■ Short exercise
Look through the lines below and extract each one that contains "with".

■ Data
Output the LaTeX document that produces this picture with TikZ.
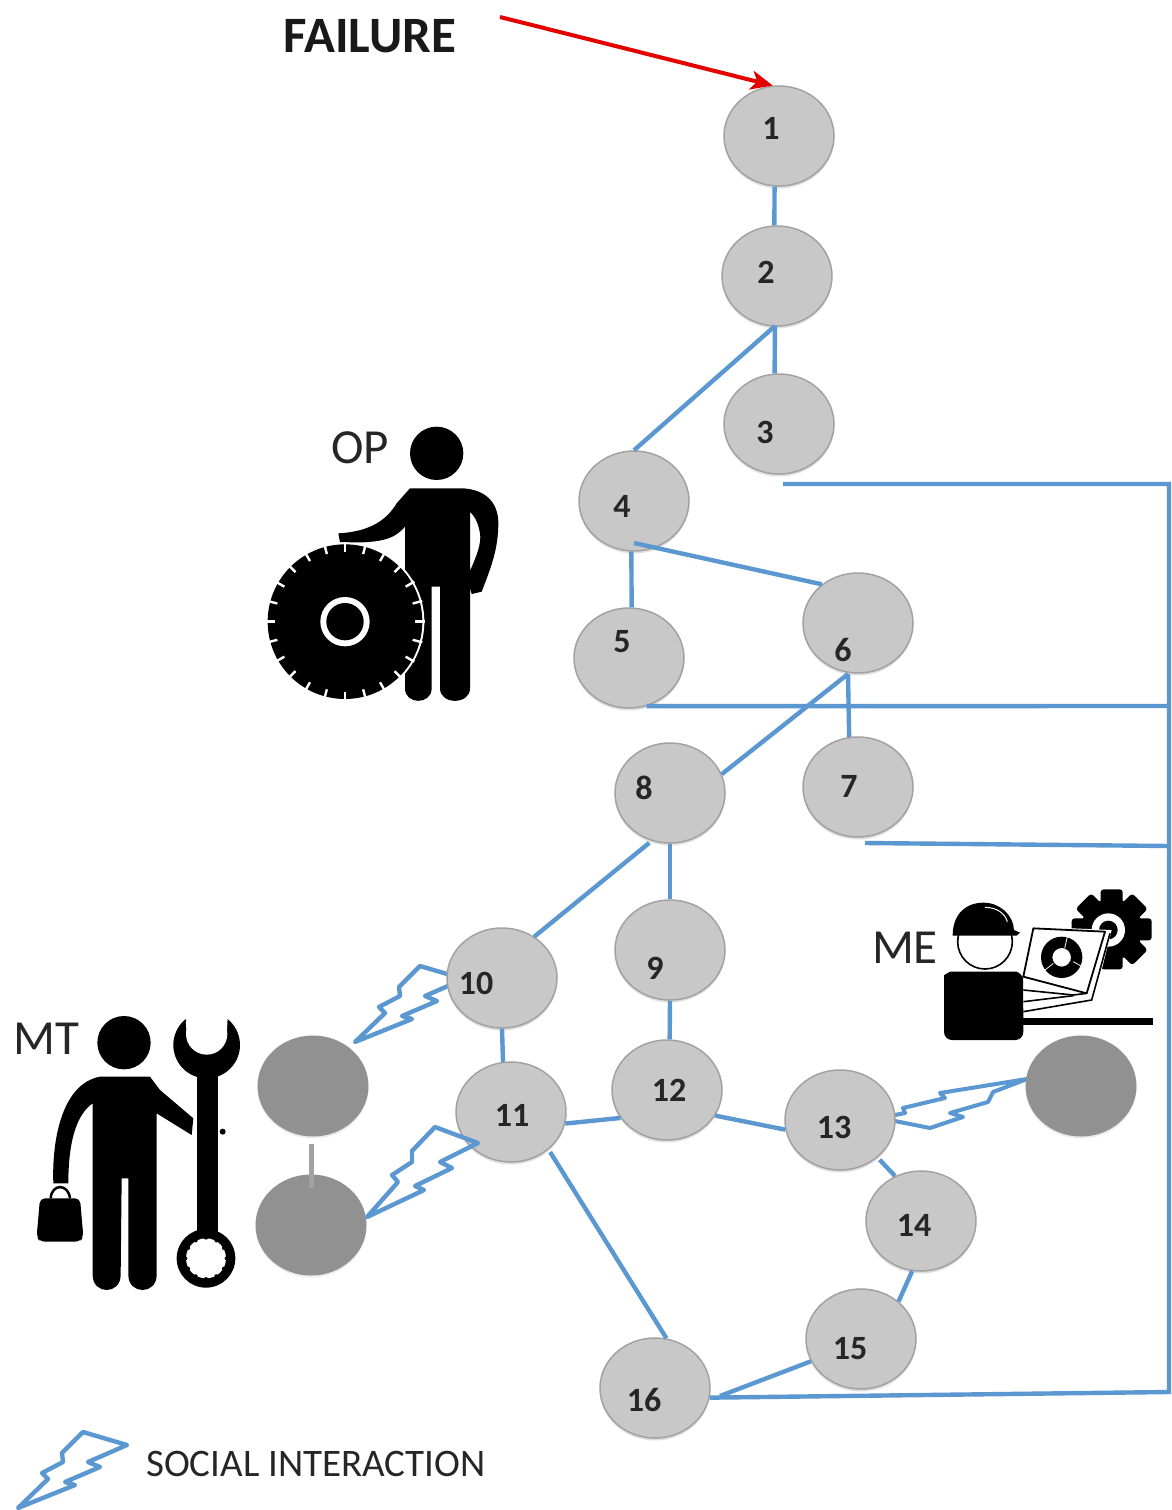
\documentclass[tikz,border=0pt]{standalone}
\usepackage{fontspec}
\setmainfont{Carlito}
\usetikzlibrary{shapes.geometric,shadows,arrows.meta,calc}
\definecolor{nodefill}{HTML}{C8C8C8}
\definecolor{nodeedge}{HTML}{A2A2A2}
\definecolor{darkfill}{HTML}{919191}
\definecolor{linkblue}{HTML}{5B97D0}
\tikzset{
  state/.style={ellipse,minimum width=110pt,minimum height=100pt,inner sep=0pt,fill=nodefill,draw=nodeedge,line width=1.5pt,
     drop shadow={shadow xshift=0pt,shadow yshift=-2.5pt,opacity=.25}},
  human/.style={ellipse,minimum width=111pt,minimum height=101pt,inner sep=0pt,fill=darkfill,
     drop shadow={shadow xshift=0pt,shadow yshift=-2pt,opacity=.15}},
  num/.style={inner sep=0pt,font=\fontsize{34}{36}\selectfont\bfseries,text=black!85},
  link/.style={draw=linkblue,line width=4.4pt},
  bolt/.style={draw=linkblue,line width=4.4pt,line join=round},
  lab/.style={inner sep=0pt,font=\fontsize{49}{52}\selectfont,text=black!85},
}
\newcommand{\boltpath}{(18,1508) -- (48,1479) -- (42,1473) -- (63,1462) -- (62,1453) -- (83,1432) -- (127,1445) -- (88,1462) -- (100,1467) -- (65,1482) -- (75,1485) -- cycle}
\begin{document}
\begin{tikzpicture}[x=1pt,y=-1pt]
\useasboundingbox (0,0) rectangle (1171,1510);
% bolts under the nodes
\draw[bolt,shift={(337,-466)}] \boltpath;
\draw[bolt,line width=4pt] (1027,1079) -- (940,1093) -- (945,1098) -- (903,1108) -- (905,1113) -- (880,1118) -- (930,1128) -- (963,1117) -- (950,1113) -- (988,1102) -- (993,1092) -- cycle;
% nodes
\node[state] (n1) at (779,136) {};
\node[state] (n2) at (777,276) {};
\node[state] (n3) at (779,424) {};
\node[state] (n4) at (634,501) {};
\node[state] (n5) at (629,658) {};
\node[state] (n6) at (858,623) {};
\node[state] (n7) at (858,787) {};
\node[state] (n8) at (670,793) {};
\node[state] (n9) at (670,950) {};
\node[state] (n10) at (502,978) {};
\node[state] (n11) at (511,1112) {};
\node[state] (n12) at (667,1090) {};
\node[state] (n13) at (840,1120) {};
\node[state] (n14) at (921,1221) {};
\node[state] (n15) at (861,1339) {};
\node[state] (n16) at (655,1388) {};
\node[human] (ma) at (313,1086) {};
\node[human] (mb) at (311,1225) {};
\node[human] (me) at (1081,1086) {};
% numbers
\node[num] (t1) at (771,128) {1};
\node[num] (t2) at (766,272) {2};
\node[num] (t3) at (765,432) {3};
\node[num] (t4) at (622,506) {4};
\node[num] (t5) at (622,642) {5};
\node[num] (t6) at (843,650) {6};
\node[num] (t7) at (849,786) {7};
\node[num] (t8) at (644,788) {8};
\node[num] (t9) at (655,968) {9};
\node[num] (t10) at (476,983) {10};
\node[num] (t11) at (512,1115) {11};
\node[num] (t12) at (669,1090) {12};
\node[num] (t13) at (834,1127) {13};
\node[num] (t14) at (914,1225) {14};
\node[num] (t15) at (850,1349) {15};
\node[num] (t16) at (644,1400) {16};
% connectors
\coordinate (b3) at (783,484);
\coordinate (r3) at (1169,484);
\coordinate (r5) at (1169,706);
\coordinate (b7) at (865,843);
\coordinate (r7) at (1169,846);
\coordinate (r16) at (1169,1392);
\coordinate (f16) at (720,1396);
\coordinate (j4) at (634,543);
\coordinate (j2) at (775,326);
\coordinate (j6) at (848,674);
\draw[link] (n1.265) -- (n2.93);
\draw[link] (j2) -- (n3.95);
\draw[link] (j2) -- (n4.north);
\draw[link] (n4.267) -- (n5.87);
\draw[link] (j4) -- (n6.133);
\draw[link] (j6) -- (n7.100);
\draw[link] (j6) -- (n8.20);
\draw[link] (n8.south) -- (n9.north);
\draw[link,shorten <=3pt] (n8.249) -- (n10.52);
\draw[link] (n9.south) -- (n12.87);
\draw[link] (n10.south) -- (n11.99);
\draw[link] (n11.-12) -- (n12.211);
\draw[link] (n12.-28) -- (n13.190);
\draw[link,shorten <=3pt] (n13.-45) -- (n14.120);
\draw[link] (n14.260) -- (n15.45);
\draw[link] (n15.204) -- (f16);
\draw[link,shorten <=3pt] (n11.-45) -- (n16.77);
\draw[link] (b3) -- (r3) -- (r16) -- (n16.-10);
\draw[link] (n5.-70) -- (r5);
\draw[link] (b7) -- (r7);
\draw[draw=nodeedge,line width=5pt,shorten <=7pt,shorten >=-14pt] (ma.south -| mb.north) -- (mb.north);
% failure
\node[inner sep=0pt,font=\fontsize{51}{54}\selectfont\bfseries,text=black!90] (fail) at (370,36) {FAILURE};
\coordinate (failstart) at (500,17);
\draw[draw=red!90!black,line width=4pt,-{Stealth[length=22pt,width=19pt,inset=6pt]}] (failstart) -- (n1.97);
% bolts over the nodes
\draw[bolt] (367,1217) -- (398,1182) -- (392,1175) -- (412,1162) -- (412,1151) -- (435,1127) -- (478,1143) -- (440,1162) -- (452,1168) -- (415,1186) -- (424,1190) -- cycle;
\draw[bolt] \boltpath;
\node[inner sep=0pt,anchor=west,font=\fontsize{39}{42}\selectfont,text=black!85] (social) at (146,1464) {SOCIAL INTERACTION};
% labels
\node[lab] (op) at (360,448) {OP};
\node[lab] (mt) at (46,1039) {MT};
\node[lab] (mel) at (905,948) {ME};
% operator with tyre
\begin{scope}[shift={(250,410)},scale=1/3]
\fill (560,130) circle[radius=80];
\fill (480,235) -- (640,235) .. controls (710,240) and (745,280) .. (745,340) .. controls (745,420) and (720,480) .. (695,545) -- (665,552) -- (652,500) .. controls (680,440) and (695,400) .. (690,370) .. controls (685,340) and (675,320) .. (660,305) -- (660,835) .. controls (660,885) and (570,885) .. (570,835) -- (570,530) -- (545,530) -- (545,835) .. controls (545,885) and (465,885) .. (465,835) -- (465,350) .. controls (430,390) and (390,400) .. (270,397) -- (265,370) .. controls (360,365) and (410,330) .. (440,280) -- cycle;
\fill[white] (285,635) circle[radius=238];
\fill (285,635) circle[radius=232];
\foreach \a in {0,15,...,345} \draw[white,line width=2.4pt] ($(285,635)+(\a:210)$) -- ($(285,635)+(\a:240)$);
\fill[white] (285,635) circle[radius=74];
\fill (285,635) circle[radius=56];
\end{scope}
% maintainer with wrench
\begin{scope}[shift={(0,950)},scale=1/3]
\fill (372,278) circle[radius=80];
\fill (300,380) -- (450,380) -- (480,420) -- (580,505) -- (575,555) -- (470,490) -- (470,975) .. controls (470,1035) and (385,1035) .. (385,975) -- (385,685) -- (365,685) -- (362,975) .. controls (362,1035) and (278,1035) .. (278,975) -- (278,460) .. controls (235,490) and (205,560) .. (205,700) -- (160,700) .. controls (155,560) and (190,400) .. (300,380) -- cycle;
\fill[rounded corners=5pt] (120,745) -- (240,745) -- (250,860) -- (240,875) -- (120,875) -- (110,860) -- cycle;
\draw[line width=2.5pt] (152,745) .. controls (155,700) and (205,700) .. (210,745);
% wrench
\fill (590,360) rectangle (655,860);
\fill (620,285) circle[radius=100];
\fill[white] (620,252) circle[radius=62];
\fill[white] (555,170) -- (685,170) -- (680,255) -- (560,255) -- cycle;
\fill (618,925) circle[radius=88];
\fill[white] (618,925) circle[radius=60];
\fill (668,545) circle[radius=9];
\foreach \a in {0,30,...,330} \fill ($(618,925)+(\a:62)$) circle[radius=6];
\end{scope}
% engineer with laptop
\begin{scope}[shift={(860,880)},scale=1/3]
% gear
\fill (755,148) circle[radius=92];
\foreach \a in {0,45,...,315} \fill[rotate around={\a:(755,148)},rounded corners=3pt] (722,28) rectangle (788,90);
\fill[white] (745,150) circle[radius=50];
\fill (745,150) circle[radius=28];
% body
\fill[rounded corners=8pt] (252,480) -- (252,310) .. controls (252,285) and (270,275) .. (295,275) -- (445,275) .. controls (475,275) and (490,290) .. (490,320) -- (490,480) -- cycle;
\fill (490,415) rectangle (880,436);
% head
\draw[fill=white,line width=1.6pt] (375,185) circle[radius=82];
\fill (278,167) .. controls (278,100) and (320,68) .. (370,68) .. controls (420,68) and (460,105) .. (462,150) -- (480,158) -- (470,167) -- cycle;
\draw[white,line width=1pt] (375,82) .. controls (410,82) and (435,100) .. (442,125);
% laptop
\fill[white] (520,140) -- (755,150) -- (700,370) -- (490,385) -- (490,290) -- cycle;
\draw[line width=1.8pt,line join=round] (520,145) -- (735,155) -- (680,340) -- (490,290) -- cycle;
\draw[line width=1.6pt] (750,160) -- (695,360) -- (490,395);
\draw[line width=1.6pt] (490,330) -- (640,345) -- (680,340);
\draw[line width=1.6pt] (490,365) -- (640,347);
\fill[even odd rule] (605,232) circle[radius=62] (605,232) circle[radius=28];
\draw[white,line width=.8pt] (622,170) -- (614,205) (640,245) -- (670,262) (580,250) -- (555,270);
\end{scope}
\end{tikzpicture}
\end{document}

■ Output of the task
Output the LaTeX document that produces this picture with TikZ.
% operator with tyre
% maintainer with wrench
% engineer with laptop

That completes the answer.